Llegaron Jesús y Jairo a la casa. Los criados le dijeron que era inútil cualquier esfuerzo, que la niña ya había muerto, que no se molestara al Maestro. Jesús afirmó: “la niña no está muerta, está dormida” y todos se burlaron de él; recordemos en recientes lecturas que muchos creían que Jesús estaba mal de la cabeza, por eso las burlas a las que se iba acostumbrando.
En la lectura se incluye una expresión muy conocida: “Talita Kumi”, que en todas las transcripciones y traducciones de los textos evangélicos se ha mantenido en su expresión aramea original. A lo largo de los siglos y lugares, los Evangelios se han escrito en arameo, hebreo, griego, latín y hace unos cinco siglos en las lenguas vernáculas.
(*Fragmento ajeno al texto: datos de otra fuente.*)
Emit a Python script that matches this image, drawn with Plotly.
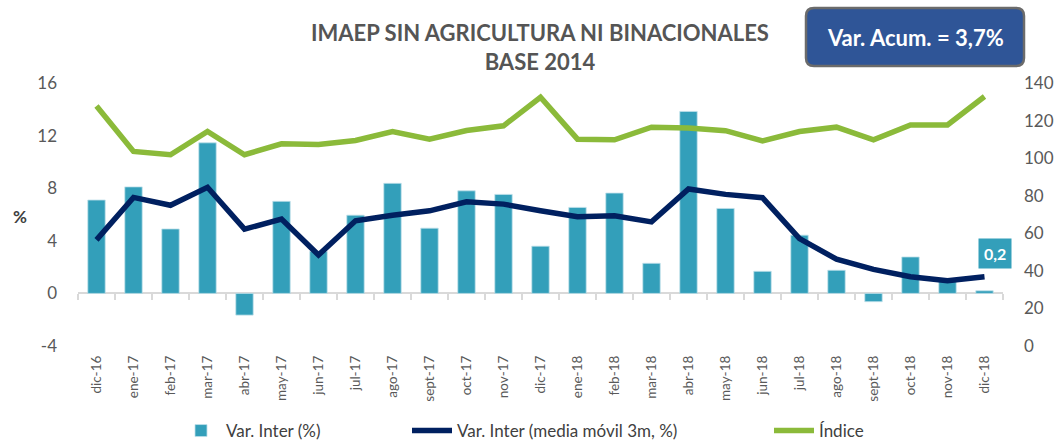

Por lo mismo el idioma cambia, pero en todas se han conservado algunas palabras según fueron pronunciadas en el idioma de Jesús. Imaginemos la escena: una niña preadolescente de pelo largo que se derrama sobre una túnica blanca, de preciosa cara de porcelana color de cera, que yace en una cama, acaso con algunas flores u ofrendas a su lado; los familiares y amigos llorando; todos afirmaban que estaba muerta. El “insensato” de Jesús le toma la mano y le dice “niña, a ti te hablo, levántate”. Y ante el asombro de todos, la niña “se levantó inmediatamente” y se puso a caminar. Como a nadie se le ocurrió, Jesús ordenó que le dieran de comer a la niña; a saber cuántas horas llevaba en ayuno forzado.
Las lecturas del Evangelio comprenden narraciones generales que todos logramos entender pero hay algo más, siempre existe un mensaje directo que fue diseñado para que cada uno lo captara y comprendiera. En otras palabras la maravilla del texto bíblico consiste en que dentro de los versículos siempre se “esconde” algún mensaje que va dirigido expresamente a cada persona que lee y reflexiona sobre estos textos.
Como que alguien redactó un mensaje en clave especialmente para mí. En el presente caso visualicemos que Jesús nos toma de la mano y nos dice: “!Oye Luis, María, Rosana, Martín, a tí te digo (no te hagas el desentendido), levántate!” !Levántate! Para recibir el amor infinito de Dios. Levántate para que toques mi manto y sientas esa misma “fuerza curativa”, que alivió a la pobre mujer.